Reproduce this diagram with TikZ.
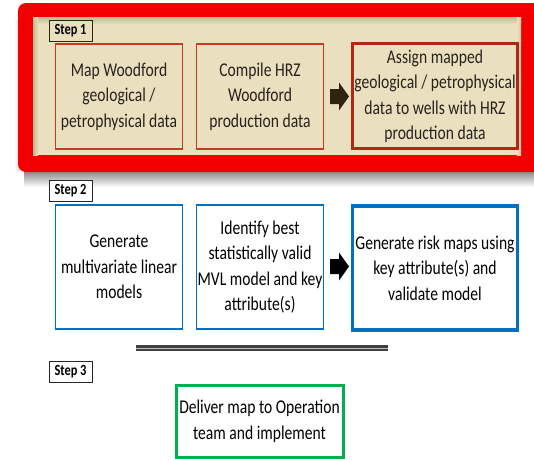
\documentclass[tikz,border=0pt]{standalone}
\usepackage{fontspec}
\setmainfont{Carlito}[FakeStretch=0.8]
\definecolor{framered}{RGB}{242,0,0}
\definecolor{parchment}{RGB}{234,223,190}
\definecolor{parchdark}{RGB}{196,182,142}
\definecolor{rustline}{RGB}{196,60,30}
\definecolor{rustdark}{RGB}{178,38,22}
\definecolor{inkbrown}{RGB}{48,34,12}
\definecolor{textdark}{RGB}{40,34,28}
\definecolor{officeblue}{RGB}{0,112,192}
\definecolor{officegreen}{RGB}{0,176,80}
\begin{document}
\begin{tikzpicture}[x=1pt,y=-1pt,
  proc/.style={draw, rectangle, align=center, inner sep=0pt,
    font=\fontsize{19.5}{25.5}\selectfont, text=black},
  geobox/.style={proc, draw=rustline, line width=1.8pt, text=textdark,
    minimum width=127pt, minimum height=105pt},
  riskbox/.style={proc, draw=officeblue, line width=1.8pt,
    minimum width=127pt, minimum height=124pt},
  steplabel/.style={draw=black!85, rectangle, inner sep=0pt, line width=0.8pt,
    minimum width=43pt, minimum height=21pt,
    font=\bfseries\fontsize{15.5}{18}\selectfont}
]
\useasboundingbox (0,0) rectangle (534,459);

% soft shadow under the red frame
\shade[top color=black!50, bottom color=white] (24,170) rectangle (534,187);
\shade[left color=white, right color=black!15] (14,20) rectangle (20,170);

% red frame around step 1
\fill[framered, rounded corners=8pt] (18,3) rectangle (560,172);
\fill[parchment] (33,17) rectangle (521,155);
\shade[top color=parchdark, bottom color=parchment] (33,17) rectangle (521,24);
\shade[left color=parchdark, right color=parchment] (33,17) rectangle (38,155);
\shade[left color=parchment, right color=parchdark!80] (517,17) rectangle (521,155);

% step 1
\node[steplabel, fill=parchment, draw=inkbrown] (s1) at (70.5,30.5) {Step 1};
\node[geobox] (b1) at (119,96.3) {Map Woodford\\geological /\\petrophysical data};
\node[geobox] (b2) at (260,96.3) {Compile HRZ\\Woodford\\production data};
\node[geobox, draw=rustdark, line width=3pt, minimum width=165pt] (b3) at (435,96.3)
  {Assign mapped\\geological / petrophysical\\data to wells with HRZ\\production data};
\coordinate (a1) at (330,96.5);
\fill[inkbrown] (a1) ++(0,-7.5) -- ++(9,0) -- ++(0,-6.5) -- ++(10,14) -- ++(-10,14)
  -- ++(0,-6.5) -- ++(-9,0) -- cycle;

% step 2
\node[steplabel, fill=white] (s2) at (70.5,190.5) {Step 2};
\node[riskbox] (b4) at (119,267) {Generate\\multivariate linear\\models};
\node[riskbox] (b5) at (260,267) {Identify best\\statistically valid\\MVL model and key\\attribute(s)};
\node[riskbox, line width=3.2pt, minimum width=165pt] (b6) at (435,268)
  {Generate risk maps using\\key attribute(s) and\\validate model};
\coordinate (a2) at (330,266.5);
\fill[black] (a2) ++(0,-7.5) -- ++(9,0) -- ++(0,-6.5) -- ++(10,14) -- ++(-10,14)
  -- ++(0,-6.5) -- ++(-9,0) -- cycle;

% divider
\coordinate (d1) at (136,348.3);
\coordinate (d2) at (388,348.3);
\draw[black!12, line width=2pt] ([yshift=-2pt]d1) -- ([yshift=-2pt]d2);
\draw[black!75, line width=2.6pt, double=black!25, double distance=0.6pt] (d1) -- (d2);

% step 3
\node[steplabel, fill=white] (s3) at (70.5,372) {Step 3};
\node[proc, draw=officegreen, line width=3pt, minimum width=167pt, minimum height=72pt]
  (b7) at (259.5,421.5) {Deliver map to Operation\\team and implement};
\end{tikzpicture}
\end{document}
..............................
-- EXERCISE TASK --
Leave the pictures out and output the rest of the listing exactly.

-- ANSWER TO THIS EXERCISE --
Reproduce this diagram with TikZ.
\documentclass[tikz,border=0pt]{standalone}
\usepackage{fontspec}
\setmainfont{Carlito}[FakeStretch=0.8]
\definecolor{framered}{RGB}{242,0,0}
\definecolor{parchment}{RGB}{234,223,190}
\definecolor{parchdark}{RGB}{196,182,142}
\definecolor{rustline}{RGB}{196,60,30}
\definecolor{rustdark}{RGB}{178,38,22}
\definecolor{inkbrown}{RGB}{48,34,12}
\definecolor{textdark}{RGB}{40,34,28}
\definecolor{officeblue}{RGB}{0,112,192}
\definecolor{officegreen}{RGB}{0,176,80}
\begin{document}
\begin{tikzpicture}[x=1pt,y=-1pt,
  proc/.style={draw, rectangle, align=center, inner sep=0pt,
    font=\fontsize{19.5}{25.5}\selectfont, text=black},
  geobox/.style={proc, draw=rustline, line width=1.8pt, text=textdark,
    minimum width=127pt, minimum height=105pt},
  riskbox/.style={proc, draw=officeblue, line width=1.8pt,
    minimum width=127pt, minimum height=124pt},
  steplabel/.style={draw=black!85, rectangle, inner sep=0pt, line width=0.8pt,
    minimum width=43pt, minimum height=21pt,
    font=\bfseries\fontsize{15.5}{18}\selectfont}
]
\useasboundingbox (0,0) rectangle (534,459);

% soft shadow under the red frame
\shade[top color=black!50, bottom color=white] (24,170) rectangle (534,187);
\shade[left color=white, right color=black!15] (14,20) rectangle (20,170);

% red frame around step 1
\fill[framered, rounded corners=8pt] (18,3) rectangle (560,172);
\fill[parchment] (33,17) rectangle (521,155);
\shade[top color=parchdark, bottom color=parchment] (33,17) rectangle (521,24);
\shade[left color=parchdark, right color=parchment] (33,17) rectangle (38,155);
\shade[left color=parchment, right color=parchdark!80] (517,17) rectangle (521,155);

% step 1
\node[steplabel, fill=parchment, draw=inkbrown] (s1) at (70.5,30.5) {Step 1};
\node[geobox] (b1) at (119,96.3) {Map Woodford\\geological /\\petrophysical data};
\node[geobox] (b2) at (260,96.3) {Compile HRZ\\Woodford\\production data};
\node[geobox, draw=rustdark, line width=3pt, minimum width=165pt] (b3) at (435,96.3)
  {Assign mapped\\geological / petrophysical\\data to wells with HRZ\\production data};
\coordinate (a1) at (330,96.5);
\fill[inkbrown] (a1) ++(0,-7.5) -- ++(9,0) -- ++(0,-6.5) -- ++(10,14) -- ++(-10,14)
  -- ++(0,-6.5) -- ++(-9,0) -- cycle;

% step 2
\node[steplabel, fill=white] (s2) at (70.5,190.5) {Step 2};
\node[riskbox] (b4) at (119,267) {Generate\\multivariate linear\\models};
\node[riskbox] (b5) at (260,267) {Identify best\\statistically valid\\MVL model and key\\attribute(s)};
\node[riskbox, line width=3.2pt, minimum width=165pt] (b6) at (435,268)
  {Generate risk maps using\\key attribute(s) and\\validate model};
\coordinate (a2) at (330,266.5);
\fill[black] (a2) ++(0,-7.5) -- ++(9,0) -- ++(0,-6.5) -- ++(10,14) -- ++(-10,14)
  -- ++(0,-6.5) -- ++(-9,0) -- cycle;

% divider
\coordinate (d1) at (136,348.3);
\coordinate (d2) at (388,348.3);
\draw[black!12, line width=2pt] ([yshift=-2pt]d1) -- ([yshift=-2pt]d2);
\draw[black!75, line width=2.6pt, double=black!25, double distance=0.6pt] (d1) -- (d2);

% step 3
\node[steplabel, fill=white] (s3) at (70.5,372) {Step 3};
\node[proc, draw=officegreen, line width=3pt, minimum width=167pt, minimum height=72pt]
  (b7) at (259.5,421.5) {Deliver map to Operation\\team and implement};
\end{tikzpicture}
\end{document}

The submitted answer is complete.